<<<<

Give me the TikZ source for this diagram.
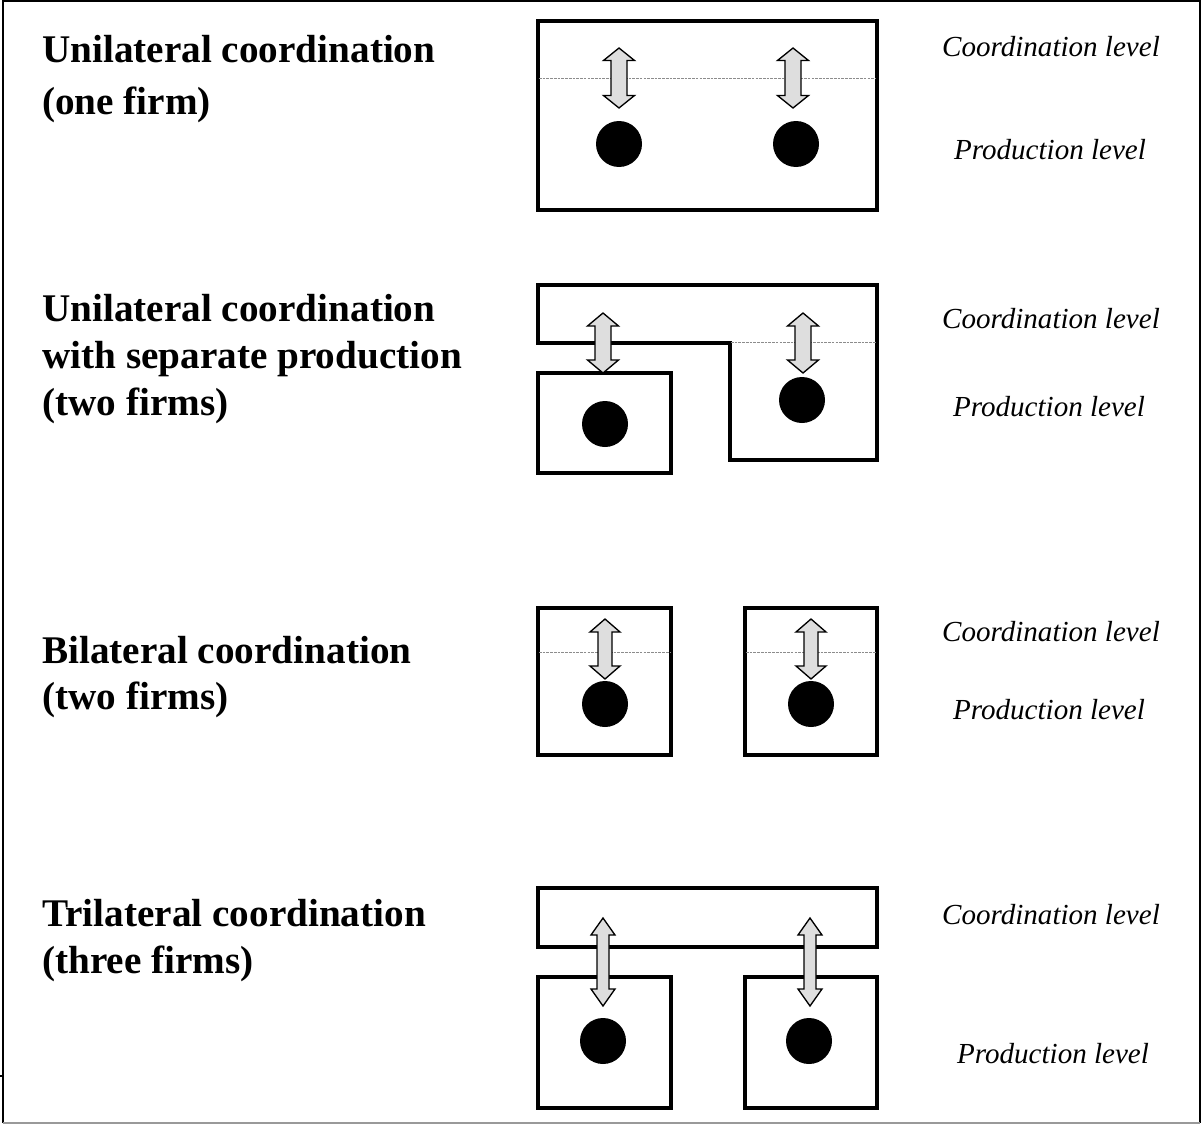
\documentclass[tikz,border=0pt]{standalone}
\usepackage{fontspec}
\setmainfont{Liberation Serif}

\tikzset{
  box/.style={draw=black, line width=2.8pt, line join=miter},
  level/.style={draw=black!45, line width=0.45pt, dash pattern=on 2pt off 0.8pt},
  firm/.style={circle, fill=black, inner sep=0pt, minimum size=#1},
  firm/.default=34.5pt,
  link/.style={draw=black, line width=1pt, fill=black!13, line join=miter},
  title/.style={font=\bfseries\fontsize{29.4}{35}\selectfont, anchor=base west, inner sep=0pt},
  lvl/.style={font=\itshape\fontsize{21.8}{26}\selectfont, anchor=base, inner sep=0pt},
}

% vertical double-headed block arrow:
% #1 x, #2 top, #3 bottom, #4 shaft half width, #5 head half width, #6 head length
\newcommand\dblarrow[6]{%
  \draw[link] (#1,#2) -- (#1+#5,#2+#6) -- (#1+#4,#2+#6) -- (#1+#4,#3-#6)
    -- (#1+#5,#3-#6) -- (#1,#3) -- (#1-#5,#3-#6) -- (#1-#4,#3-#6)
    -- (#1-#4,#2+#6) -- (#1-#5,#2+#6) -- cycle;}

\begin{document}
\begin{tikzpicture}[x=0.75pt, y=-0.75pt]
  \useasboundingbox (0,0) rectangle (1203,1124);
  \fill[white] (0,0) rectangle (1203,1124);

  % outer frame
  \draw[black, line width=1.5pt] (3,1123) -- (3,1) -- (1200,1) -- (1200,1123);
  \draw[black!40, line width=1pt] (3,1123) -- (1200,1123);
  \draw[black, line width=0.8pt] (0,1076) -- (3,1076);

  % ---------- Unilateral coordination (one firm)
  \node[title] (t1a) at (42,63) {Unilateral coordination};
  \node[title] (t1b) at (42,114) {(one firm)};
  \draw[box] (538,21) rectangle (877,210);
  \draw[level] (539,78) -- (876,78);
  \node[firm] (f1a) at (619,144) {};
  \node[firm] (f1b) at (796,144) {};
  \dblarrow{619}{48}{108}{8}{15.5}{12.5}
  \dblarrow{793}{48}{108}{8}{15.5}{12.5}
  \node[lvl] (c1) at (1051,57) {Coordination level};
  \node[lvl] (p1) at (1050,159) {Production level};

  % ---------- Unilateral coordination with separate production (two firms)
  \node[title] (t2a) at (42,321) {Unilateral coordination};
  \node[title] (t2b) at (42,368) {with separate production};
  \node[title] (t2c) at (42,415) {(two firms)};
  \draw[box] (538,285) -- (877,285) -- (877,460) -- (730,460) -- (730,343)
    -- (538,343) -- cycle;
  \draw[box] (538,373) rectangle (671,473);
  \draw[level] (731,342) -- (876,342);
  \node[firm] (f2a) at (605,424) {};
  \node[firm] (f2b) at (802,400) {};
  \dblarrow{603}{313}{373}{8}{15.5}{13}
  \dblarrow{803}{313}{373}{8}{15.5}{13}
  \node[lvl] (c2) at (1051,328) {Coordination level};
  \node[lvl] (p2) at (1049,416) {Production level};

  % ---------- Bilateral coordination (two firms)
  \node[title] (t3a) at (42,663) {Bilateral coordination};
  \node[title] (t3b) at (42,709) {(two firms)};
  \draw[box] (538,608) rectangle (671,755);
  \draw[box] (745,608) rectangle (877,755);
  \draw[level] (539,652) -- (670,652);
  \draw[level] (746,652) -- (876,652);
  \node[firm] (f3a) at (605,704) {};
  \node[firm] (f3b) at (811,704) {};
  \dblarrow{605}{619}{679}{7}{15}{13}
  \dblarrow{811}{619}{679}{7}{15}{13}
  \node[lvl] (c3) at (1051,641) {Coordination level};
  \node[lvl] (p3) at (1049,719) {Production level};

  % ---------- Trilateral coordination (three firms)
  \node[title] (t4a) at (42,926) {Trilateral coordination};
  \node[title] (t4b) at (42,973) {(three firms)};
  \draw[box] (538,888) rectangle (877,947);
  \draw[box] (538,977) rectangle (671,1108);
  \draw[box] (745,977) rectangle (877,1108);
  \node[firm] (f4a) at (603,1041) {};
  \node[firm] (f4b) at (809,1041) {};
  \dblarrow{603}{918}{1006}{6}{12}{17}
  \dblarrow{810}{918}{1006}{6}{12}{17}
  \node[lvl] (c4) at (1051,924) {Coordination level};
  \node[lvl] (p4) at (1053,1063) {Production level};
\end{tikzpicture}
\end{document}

>>>>

> _Exercise brief_: Only lines belong in the copy: transcribe those from the start of the data through the line that contains "(0,1076) -- (3,1076);", and skip the pictures.

> _Solution_:
Give me the TikZ source for this diagram.
\documentclass[tikz,border=0pt]{standalone}
\usepackage{fontspec}
\setmainfont{Liberation Serif}

\tikzset{
  box/.style={draw=black, line width=2.8pt, line join=miter},
  level/.style={draw=black!45, line width=0.45pt, dash pattern=on 2pt off 0.8pt},
  firm/.style={circle, fill=black, inner sep=0pt, minimum size=#1},
  firm/.default=34.5pt,
  link/.style={draw=black, line width=1pt, fill=black!13, line join=miter},
  title/.style={font=\bfseries\fontsize{29.4}{35}\selectfont, anchor=base west, inner sep=0pt},
  lvl/.style={font=\itshape\fontsize{21.8}{26}\selectfont, anchor=base, inner sep=0pt},
}

% vertical double-headed block arrow:
% #1 x, #2 top, #3 bottom, #4 shaft half width, #5 head half width, #6 head length
\newcommand\dblarrow[6]{%
  \draw[link] (#1,#2) -- (#1+#5,#2+#6) -- (#1+#4,#2+#6) -- (#1+#4,#3-#6)
    -- (#1+#5,#3-#6) -- (#1,#3) -- (#1-#5,#3-#6) -- (#1-#4,#3-#6)
    -- (#1-#4,#2+#6) -- (#1-#5,#2+#6) -- cycle;}

\begin{document}
\begin{tikzpicture}[x=0.75pt, y=-0.75pt]
  \useasboundingbox (0,0) rectangle (1203,1124);
  \fill[white] (0,0) rectangle (1203,1124);

  % outer frame
  \draw[black, line width=1.5pt] (3,1123) -- (3,1) -- (1200,1) -- (1200,1123);
  \draw[black!40, line width=1pt] (3,1123) -- (1200,1123);
  \draw[black, line width=0.8pt] (0,1076) -- (3,1076);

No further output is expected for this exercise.